Numa mesa que mediei este ano na Bienal do Livro do Rio, ouvi o escritor e ensaísta Felipe Charbel contar que seu livro, Saia da frente do meu sol, era o único tipo de literatura que sabia fazer. Meio biografia, meio ensaio, retrato de uma época. Bortoluci escreveu sobre o seu pai, o caminhoneiro Didi; Charbel, sobre o tio, um solteirão convicto, boêmio e solitário. Ambos traçam instantâneos de época, a partir da história de pessoas comuns.

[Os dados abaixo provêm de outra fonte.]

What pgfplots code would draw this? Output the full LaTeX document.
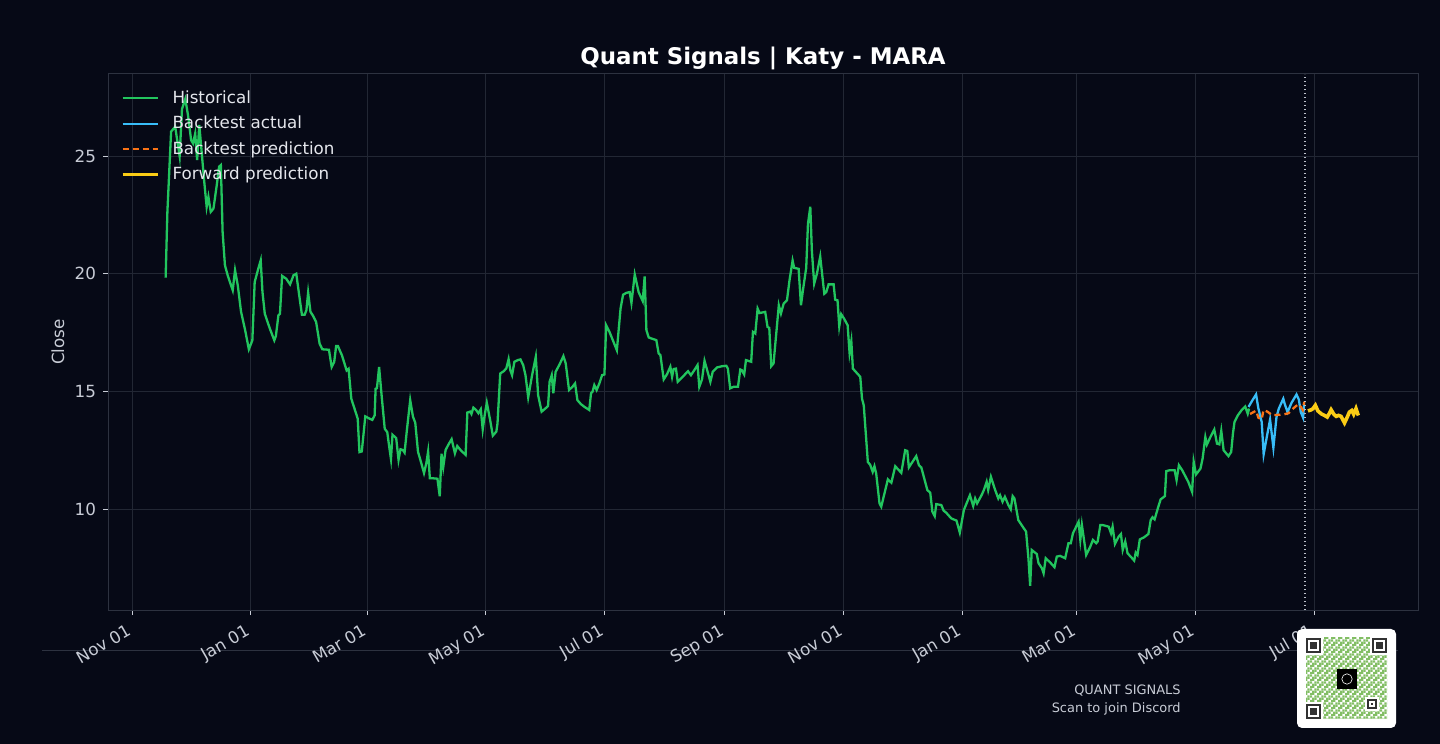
\documentclass[border=0pt]{standalone}
\usepackage{fontspec}
\setmainfont{DejaVu Sans}
\usepackage{pgfplots}
\pgfplotsset{compat=1.18}
\usetikzlibrary{patterns.meta}
\definecolor{bg}{RGB}{6,9,22}
\definecolor{spine}{RGB}{45,50,64}
\definecolor{gridc}{RGB}{34,39,52}
\definecolor{tickc}{RGB}{200,204,214}
\definecolor{legc}{RGB}{228,230,236}
\definecolor{histc}{RGB}{34,197,94}
\definecolor{actc}{RGB}{56,189,248}
\definecolor{predc}{RGB}{249,115,22}
\definecolor{fwdc}{RGB}{250,204,21}
\definecolor{dotc}{RGB}{190,194,204}
\definecolor{qrg}{RGB}{130,190,100}
\definecolor{qrdark}{RGB}{50,50,50}
\tikzdeclarepattern{name=qrpat, type=uncolored,
  bounding box={(0,0) and (3.6bp,3.6bp)}, tile size={(3.6bp,3.6bp)},
  code={
    \fill (0,0) rectangle (1.2bp,1.2bp);
    \fill (1.2bp,0) rectangle (2.4bp,1.2bp);
    \fill (2.4bp,1.2bp) rectangle (3.6bp,2.4bp);
    \fill (0,2.4bp) rectangle (1.2bp,3.6bp);
    \fill (1.2bp,1.2bp) rectangle (2.4bp,2.4bp);
    \fill (2.4bp,2.4bp) rectangle (3.6bp,3.6bp);
  }}
\begin{document}
\begin{tikzpicture}
\fill[bg] (0,0) rectangle (720bp,372bp);
\draw[spine, line width=0.5bp] (21bp,46.5bp) -- (699bp,46.5bp);
\begin{axis}[
  scale only axis, width=655bp, height=268bp,
  anchor=south west, at={(54bp,67bp)},
  xmin=-12.35, xmax=661.5, ymin=5.71, ymax=28.49,
  xtick={0,61,121,182,243,305,366,427,486,547,608},
  xticklabels={Nov 01,Jan 01,Mar 01,May 01,Jul 01,Sep 01,Nov 01,Jan 01,Mar 01,May 01,Jul 01},
  ytick={10,15,20,25},
  tick pos=left, tick align=outside, major tick length=2.5bp,
  tick style={color=tickc, line width=0.5bp},
  axis line style={color=spine, line width=0.5bp},
  grid=major, major grid style={color=gridc, line width=0.5bp},
  /pgf/number format/assume math mode=true,
  tick label style={font=\fontsize{8.4}{10}\selectfont, color=tickc},
  xticklabel style={xshift=-2.5bp, yshift=-2bp, rotate=30, anchor=north east, inner sep=1.5bp},
  ylabel={Close},
  every axis y label/.style={at={(axis description cs:-0.0382,0.5)}, rotate=90, anchor=center,
    font=\fontsize{8.4}{10}\selectfont, text=tickc},
  title={\textbf{Quant Signals | Katy - MARA}},
  title style={font=\fontsize{11.5}{13}\selectfont, color=white, at={(axis description cs:0.5,1)}, anchor=base, yshift=-1bp},
  legend style={at={(axis description cs:0.005,0.985)}, anchor=north west, draw=none, fill=none,
    text=legc, font=\fontsize{8.4}{10}\selectfont, row sep=0.9bp},
  legend cell align=left,
  legend image code/.code={\draw[#1] (0bp,0bp) -- (17.5bp,0bp); \path (22bp,0bp);},
]
\addplot[histc, line width=1.15bp] coordinates {
(17.3,19.84)(18.2,22.63)(20.1,26.04)(22.2,26.25)(24.5,25.0)(25.7,27.0)(27.4,27.43)(28.8,26.74)(30.4,25.68)(31.4,25.54)(32.5,25.96)(33.5,24.83)(34.6,26.32)(35.6,25.4)(37.0,24.05)(38.4,22.84)(39.3,23.27)(40.5,22.63)(41.9,22.77)(43.6,23.77)(44.8,24.55)(45.7,24.62)(46.6,21.78)(47.8,20.36)(49.2,19.94)(51.8,19.30)(53.0,20.15)(54.4,19.51)(56.1,18.38)(58.2,17.60)(60.1,16.79)(61.9,17.17)(63.1,19.65)(65.2,20.29)(66.2,20.57)(67.1,19.23)(68.3,18.30)(70.9,17.67)(73.2,17.17)(74.0,17.35)(75.3,18.23)(76.1,18.30)(77.2,19.91)(79.3,19.79)(81.3,19.55)(83.1,19.94)(84.5,20.0)(86.0,19.09)(87.4,18.26)(88.8,18.26)(89.7,18.45)(90.6,19.2)(91.8,18.38)(93.0,18.23)(94.7,17.95)(96.5,17.03)(97.9,16.79)(101.3,16.77)(102.7,16.04)(104.0,16.25)(105.0,16.93)(105.9,16.93)(108.0,16.53)(110.4,15.89)(111.4,15.96)(112.8,14.69)(115.3,14.05)(116.1,13.84)(117.0,12.42)(118.2,12.45)(120.0,13.94)(122.2,13.84)(123.6,13.79)(124.8,13.98)(125.3,15.11)(126.0,15.14)(127.1,16.04)(128.3,14.91)(130.0,13.41)(131.3,13.27)(132.1,12.77)(133.2,12.13)(134.0,13.16)
(135.9,13.01)(137.1,12.09)(138.1,12.54)(139.3,12.51)(140.2,12.40)(141.4,13.36)(143.1,14.63)(144.5,13.93)(145.7,13.67)(147.1,12.44)(148.8,11.95)(150.2,11.53)(151.4,11.95)(152.3,12.44)(153.2,11.31)(154.5,11.31)(157.1,11.29)(158.3,10.54)(159.2,12.35)(160.1,11.78)(161.3,12.51)(162.7,12.73)(164.4,12.97)(166.1,12.37)(167.3,12.68)(169.0,12.51)(171.6,12.30)(172.5,14.10)(173.9,14.14)(174.6,14.04)(175.6,14.31)(177.0,14.21)(178.2,14.07)(179.4,14.24)(180.4,13.39)(181.3,13.93)(182.5,14.52)(184.2,13.79)(185.6,13.12)(187.4,13.29)(188.0,13.64)(189.4,15.76)(191.2,15.86)(192.5,15.97)(193.7,16.37)(194.6,15.90)(195.5,15.69)(196.7,16.26)(198.4,16.33)(199.8,16.36)(201.2,16.12)(202.4,15.69)(203.8,14.75)(205.8,15.69)(207.7,16.47)(208.9,14.84)(210.7,14.14)(212.7,14.28)(214.0,14.38)(214.8,15.41)(215.9,15.69)(216.7,14.92)(217.9,15.83)(220.0,16.16)(221.9,16.50)(223.1,16.19)(224.8,15.06)(226.6,15.20)(227.9,15.34)(229.1,14.63)(230.9,14.46)(232.6,14.35)(235.2,14.21)(236.1,14.92)(236.9,14.99)(237.8,15.27)(239.0,15.06)(240.4,15.34)(241.8,15.69)(243.0,15.72)(243.9,17.81)(245.6,17.53)(249.4,16.75)(251.3,18.52)(252.6,19.11)(254.3,19.19)(256.0,19.22)
(256.9,18.76)(258.6,19.97)(260.6,19.22)(262.7,18.84)(263.7,19.89)(264.6,17.60)(265.8,17.29)(269.7,17.18)(270.9,16.61)(271.8,16.54)(273.5,15.51)(275.2,15.73)(276.9,16.05)(277.8,15.62)(278.6,15.95)(279.8,15.97)(280.7,15.41)(282.9,15.59)(286.0,15.86)(287.5,15.69)(289.2,15.90)(290.9,16.12)(291.8,15.20)(293.2,15.51)(294.5,16.30)(296.1,15.83)(297.5,15.41)(298.7,15.83)(300.9,16.02)(303.5,16.07)(305.7,16.09)(306.5,15.97)(307.7,15.13)(309.5,15.20)(311.7,15.20)(312.9,15.93)(313.7,15.90)(314.9,15.72)(315.8,16.33)(318.5,16.26)(319.4,17.53)(320.6,17.46)(321.8,18.52)(322.8,18.33)(325.7,18.38)(326.9,17.74)(327.8,17.70)(328.8,16.07)(330.0,16.19)(332.7,18.66)(333.8,18.31)(335.2,18.73)(336.9,18.87)(338.2,19.72)(339.8,20.56)(340.6,20.25)(342.9,20.21)(344.1,18.66)(345.1,19.29)(346.8,20.25)(347.7,22.12)(348.9,22.85)(349.7,20.99)(350.9,19.58)(352.3,20.0)(354.0,20.73)(356.1,19.15)(357.1,19.22)(358.3,19.55)(360.9,19.55)(361.7,18.90)(362.9,18.87)(363.8,17.77)(364.8,18.28)(366.3,18.09)(368.1,17.81)(369.1,16.64)(370.0,17.13)(370.8,15.97)(374.6,15.62)(375.5,14.69)(376.4,14.41)(378.5,12.0)(379.7,11.88)
(381.0,11.58)(381.9,11.82)(382.8,11.51)(384.5,10.24)(385.4,10.10)(388.8,11.26)(390.6,11.12)(392.6,11.82)(395.7,11.54)(397.7,12.50)(398.8,12.47)(399.6,11.77)(403.4,12.25)(404.8,11.86)(406.0,11.77)(409.1,10.81)(410.6,10.69)(411.7,9.89)(412.9,9.70)(413.7,10.21)(416.3,10.17)(417.5,9.93)(418.9,9.84)(419.8,9.75)(421.5,9.60)(424.1,9.51)(425.8,9.00)(427.9,9.96)(431.0,10.59)(432.7,10.13)(433.7,10.45)(434.7,10.24)(437.0,10.59)(438.2,10.81)(439.6,11.16)(440.4,10.81)(441.8,11.37)(443.9,10.83)(445.6,10.45)(446.5,10.59)(447.8,10.31)(449.0,10.52)(450.8,10.17)(452.0,9.99)(453.0,10.55)(453.9,10.45)(455.9,9.53)(458.5,9.21)(459.9,9.04)(461.1,7.91)(462.0,6.74)(462.8,8.26)(465.4,8.09)(466.3,7.70)(468.0,7.49)(468.9,7.27)(470.0,7.91)(472.3,7.73)(474.5,7.53)(475.7,7.98)(477.4,8.01)(480.0,7.91)(481.7,8.55)(482.9,8.55)(484.0,8.97)(486.9,9.46)(487.8,8.69)(488.6,9.32)(490.8,8.05)(492.9,8.40)(494.3,8.69)(496.0,8.55)
(496.7,8.62)(498.1,9.32)(499.3,9.32)(502.4,9.25)(503.6,8.97)(504.4,9.25)(505.6,8.52)(507.5,8.83)(508.7,8.94)(509.6,8.26)(510.9,8.62)(512.1,8.12)(514.1,7.94)(515.5,7.81)(516.3,8.15)(517.2,8.05)(518.4,8.71)(520.6,8.80)(522.8,8.94)(524.0,9.53)(524.9,9.65)(526.0,9.56)(527.8,10.07)(529.1,10.41)(531.3,10.55)(532.0,11.61)(533.7,11.65)(536.3,11.65)(537.3,11.23)(538.5,11.86)(540.2,11.65)(543.3,11.16)(545.3,10.73)(546.1,12.01)(547.3,11.47)(549.6,11.72)(550.7,12.15)(552.1,13.06)(552.9,12.74)(554.7,13.06)(556.7,13.38)(558.1,12.78)(559.3,12.75)(560.3,13.32)(561.5,12.50)(564.0,12.25)(565.4,12.43)(566.3,13.21)(567.1,13.70)(568.8,13.98)(570.9,14.22)(572.6,14.36)(573.9,14.05)(574.6,14.27)
};
\addlegendentry{Historical}
\addplot[actc, line width=1.15bp] coordinates {
(574.3,14.34)(576.3,14.62)(578.2,14.87)(579.4,14.27)(581.1,13.70)(582.1,12.33)(583.7,13.06)(585.4,13.80)(587.1,12.61)(588.7,13.91)(589.9,14.27)(592.2,14.69)(593.0,14.45)(594.4,14.12)(596.4,14.51)(599.0,14.87)(600.2,14.65)(601.2,14.12)(602.4,13.88)(602.9,14.48)
};
\addlegendentry{Backtest actual}
\addplot[predc, line width=1.15bp, dash pattern=on 3bp off 2bp] coordinates {
(575.1,14.04)(578.2,14.18)(579.4,13.88)(581.1,13.81)(582.0,14.21)(584.0,14.14)(586.3,14.0)(588.8,14.0)(592.2,14.02)(594.8,14.07)(597.4,14.28)(599.9,14.46)(601.2,14.35)(602.2,14.21)(603.0,14.56)
};
\addlegendentry{Backtest prediction}
\addplot[fwdc, line width=1.8bp] coordinates {
(604.9,14.17)(606.6,14.22)(607.5,14.27)(608.7,14.41)(610.0,14.17)(611.7,14.05)(613.4,13.98)(614.8,13.91)(616.0,14.08)(616.8,14.22)(618.2,14.03)(619.4,13.94)(620.6,13.98)(621.9,13.94)(623.7,13.66)(625.0,13.89)(626.2,14.12)(627.4,14.19)(628.4,14.03)(629.6,14.27)(630.5,14.05)(631.3,14.08)
};
\addlegendentry{Forward prediction}
\addplot[forget plot, dotc, line width=0.6bp, dash pattern=on 0.6bp off 1.4bp] coordinates {(603.4,5.71) (603.4,28.49)};
\end{axis}
\node[anchor=base east, inner sep=0, text=tickc, font=\fontsize{6.5}{8}\selectfont] at (590.5bp,25bp) {QUANT SIGNALS};
\node[anchor=base east, inner sep=0, text=tickc, font=\fontsize{6.5}{8}\selectfont] at (590.5bp,16bp) {Scan to join Discord};
% QR badge
\fill[white, rounded corners=2.5bp] (648.5bp,8bp) rectangle (698bp,57.5bp);
\fill[pattern=qrpat, pattern color=qrg] (653bp,12.5bp) rectangle (693.5bp,53bp);
\foreach \qx/\qy in {653/45.5, 686/45.5, 653/12.5} {
  \fill[white] (\qx bp-0.8bp,\qy bp-0.8bp) rectangle (\qx bp+8.3bp,\qy bp+8.3bp);
  \fill[qrdark] (\qx bp,\qy bp) rectangle (\qx bp+7.5bp,\qy bp+7.5bp);
  \fill[white] (\qx bp+1.1bp,\qy bp+1.1bp) rectangle (\qx bp+6.4bp,\qy bp+6.4bp);
  \fill[qrdark] (\qx bp+2.2bp,\qy bp+2.2bp) rectangle (\qx bp+5.3bp,\qy bp+5.3bp);
}
\fill[white] (682.7bp,16.7bp) rectangle (689.3bp,23.3bp);
\fill[qrdark] (683.5bp,17.5bp) rectangle (688.5bp,22.5bp);
\fill[white] (684.3bp,18.3bp) rectangle (687.7bp,21.7bp);
\fill[qrdark] (685.4bp,19.4bp) rectangle (686.6bp,20.6bp);
\fill[black] (668.5bp,27.5bp) rectangle (678.5bp,37.5bp);
\draw[white, line width=0.3bp] (673.5bp,32.5bp) circle (2.6bp);
\pgfresetboundingbox
\path[use as bounding box] (0,0) rectangle (720bp,372bp);
\end{tikzpicture}
\end{document}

O livro de Bortoluci me tocou profundamente por ser ele descendente de italiano (me vi escrevendo a vida da família da minha mãe, pobre, branca, italiana, sem muitas margens para mudar de classe) e pela descrição do relacionamento com o pai. Assim como Annie Ernaux em O lugar, ele também descreve sobre o distanciamento que experimentamos quando saímos de casa para estudar e nem bem nos identificamos com o “novo mundo” lá fora, nem bem nos sentimos mais em casa quando voltamos. Isso até a maturidade, quando nos reaproximamos através da comida, da aproximação pelo tempo e pelas memórias do vivido. Temos nós a obrigação de fazer as pontes, de ouvir, de decifrar a letra, de tentar prolongar a vida deles. Essa última, tarefa impossível, infelizmente.
Quero muito ler esse da Sinéad, mas confesso que temo a identificação, rs. Indico "A doença como metáfora", da Susan Sontag. Ainda não li esse ensaio da Virginia Woolf.
"O que é meu" foi uma das minhas leituras do ano. Maravilhoso.